Felix In Hollywood

A Blog for the Smart Set

Monday, March 22, 2010

The Little Blond Butterfly

By age 10, she was starring in a Booth Tarkington based series of films.  At only 13 she was handling adult roles.  And 7 months before she turned 16, she was dead.

Lucille Rickson was born in Chicago in 1909.  Nothing is known about her father but she had an older brother Marshall, and a mother named Ingeborg.  Most likely out of family financial need, she became a model and did some film work for the Essenay Studios while still in Chicago.

In 1920, she and Ingeborg headed west to Hollywood at the request of Sam Goldwyn where, over the next two years she performed in the 12 series installments of “The Adventures of Edgar Pomeroy.”

Under the direction of Marshall Neilan she played her first adult character in "The Strangers Banquet", a critical and commercial success.  Another standout was 1923's "Human Wreckage"  the drug prevention drama produced by Dorothy Davenport who had become an anti-drug activist since the death of her husband, movie star, Wallace Reid.

Between '20 and '24 Lucille performed with the biggest stars of the day.  These names included:  Conrad Nagel, Jack Pickford, Louise Fazenda, Laura La Plante, Anna Q. Nilsson, Blanche Sweet, Bessie Love and Billy Haines.  When only 14, she was named a WAMPAS Baby Star the same year as Clara Bow.

Then, while filming "The Galloping Fish" with Sidney Chaplin, Lucille became ill.  She managed to get herself through one more film before becoming bedridden.  Ingeborg maintained a day and night vigil at her daughter's bed side.  In a truly melodramatic turn, due to stress, exhaustion and grief, the mother suffered a heart attack and fell dead across her dying child!  Within two weeks Little Lucille succumbed.  Her death was attributed to tuberculosis, but rumor has always said she died of infection from a botched abortion.

Her final film, released shortly after her death, was "The Denial" with William Haines.


laura linger said...

Fascinating.
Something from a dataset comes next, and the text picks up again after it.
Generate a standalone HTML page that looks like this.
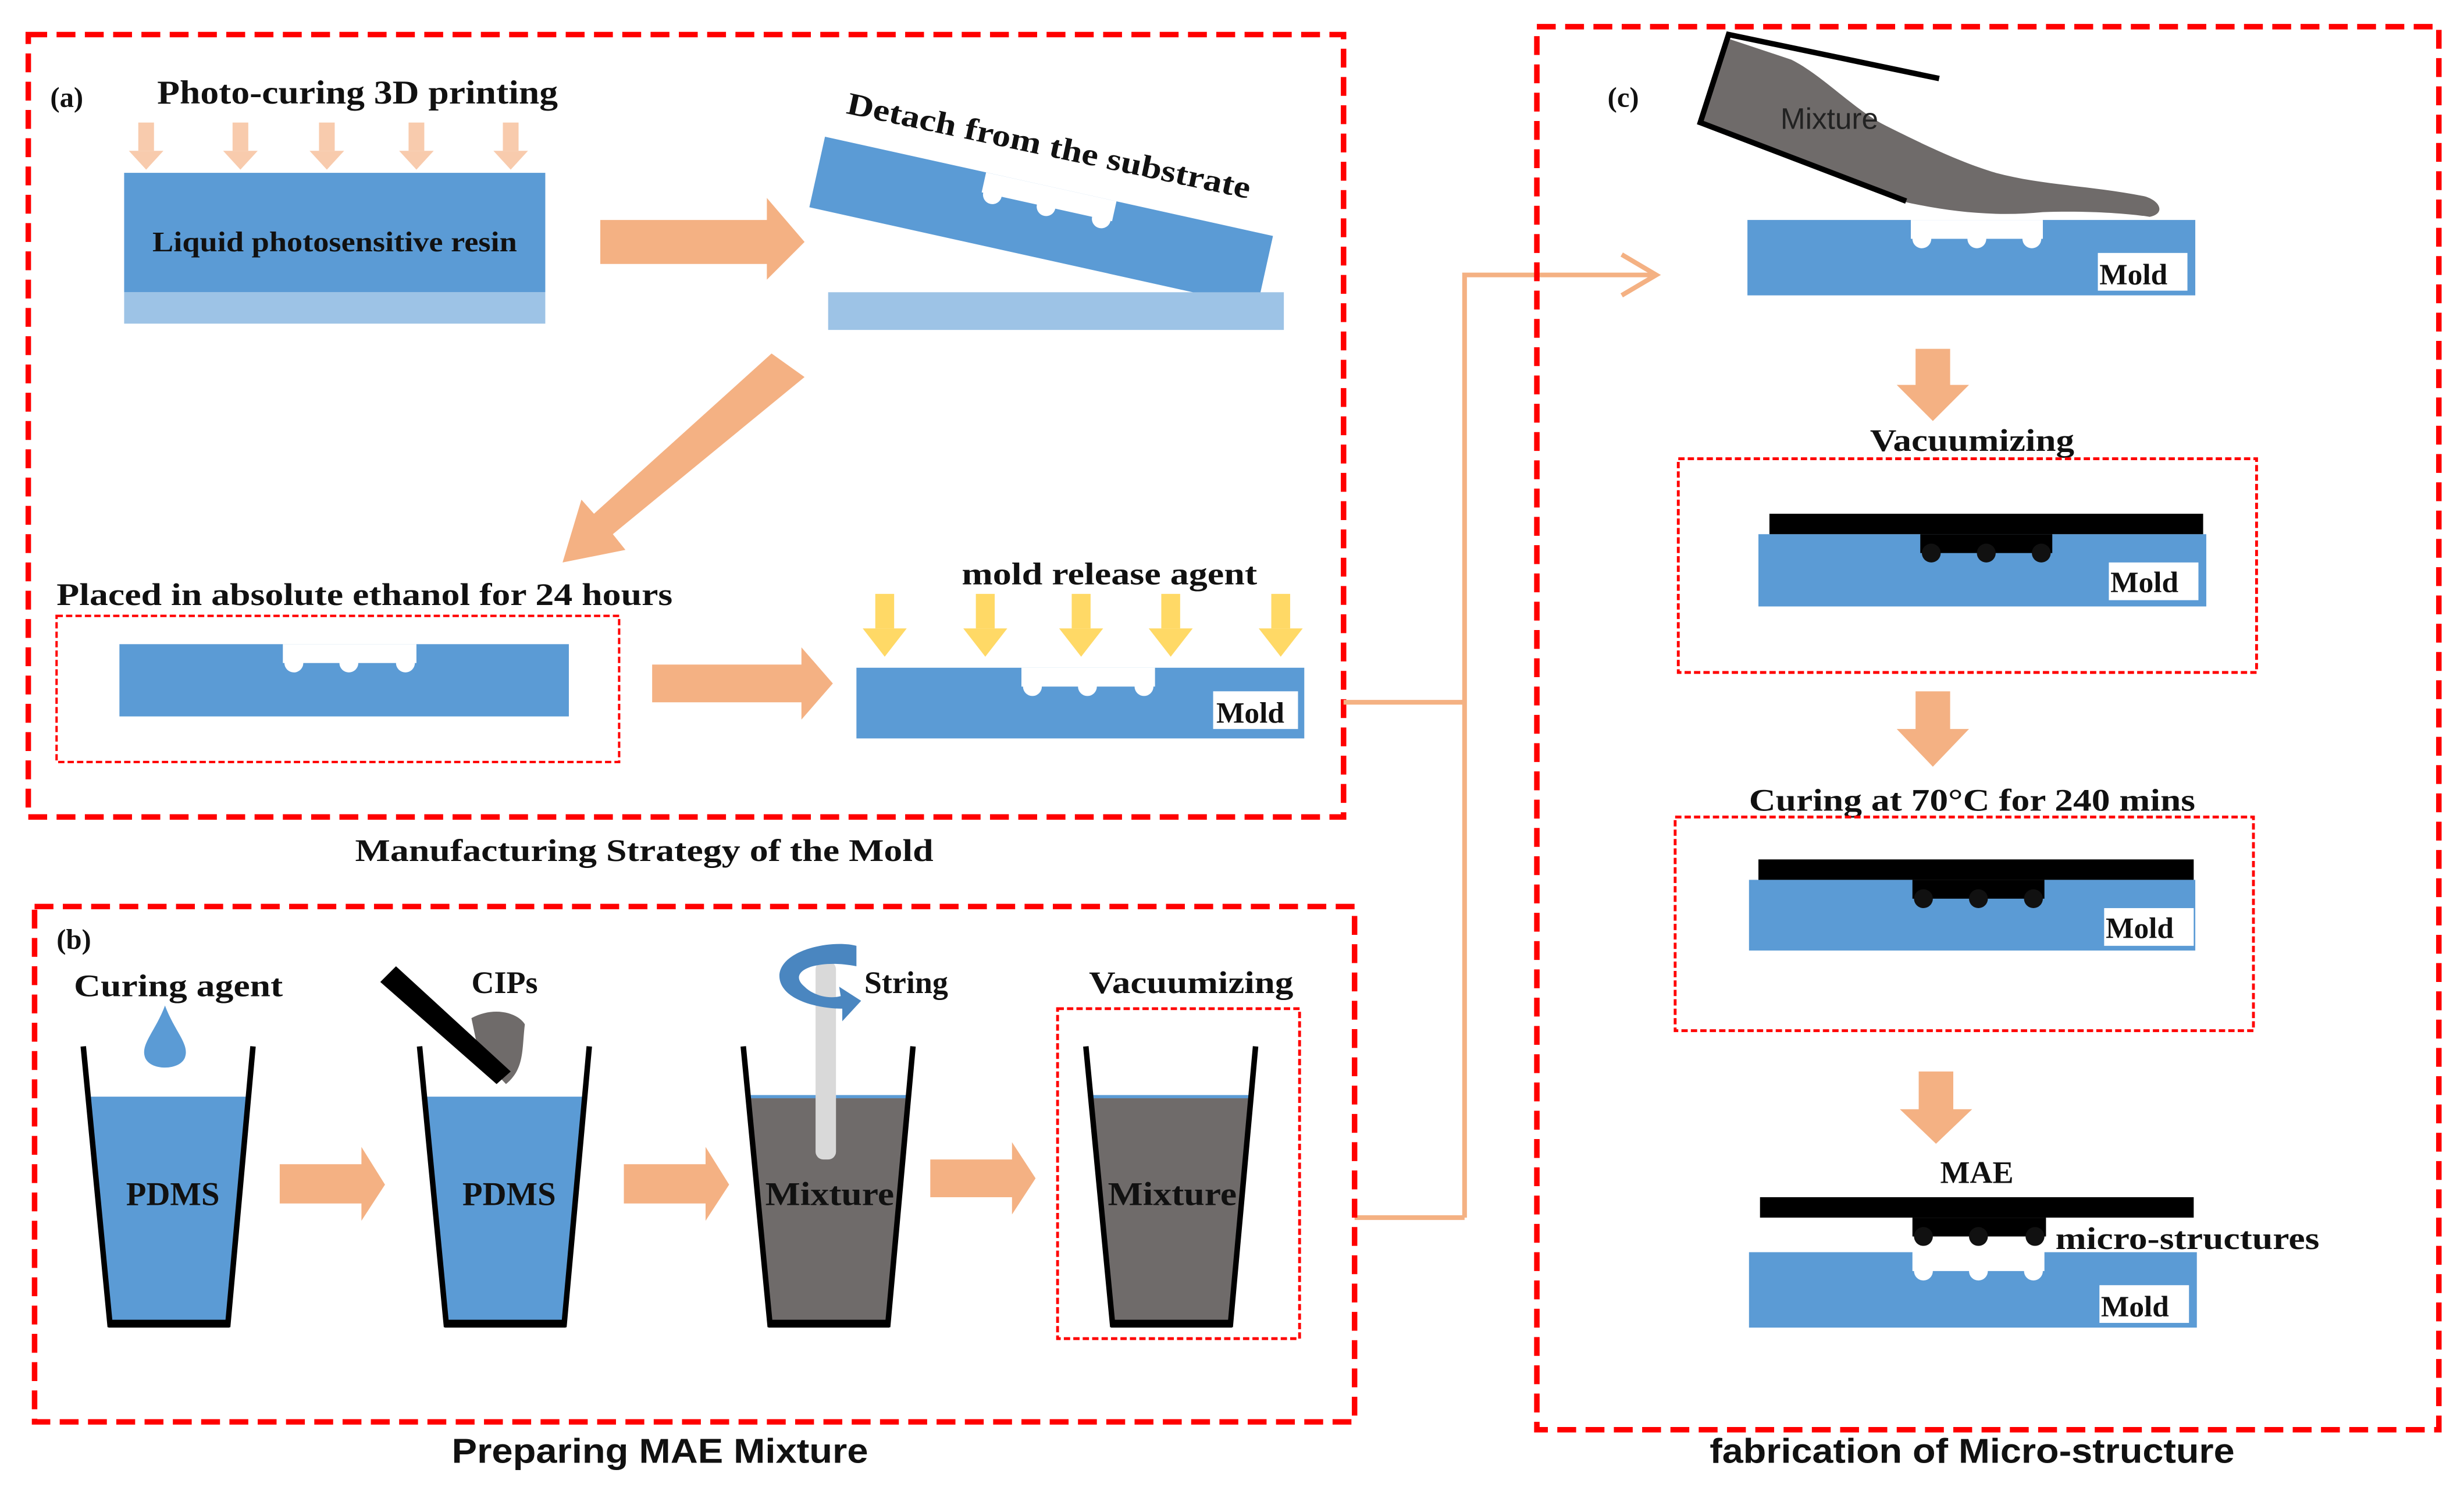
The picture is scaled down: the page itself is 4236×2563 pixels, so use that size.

What beguiling eyes she had.

expat@large said...

High melodrama indeed! Did mum put her forearm across her forehead before dying? Tragic story though. Hollywood churns em up and spits em out.

savannah said...

not much changes in lalaland, sugar! xoxoxo

Meredith L. Grau said...

She was such a beauty. So sad...

normadesmond said...

"The Galloping Fish".....a title worthy of a marquee.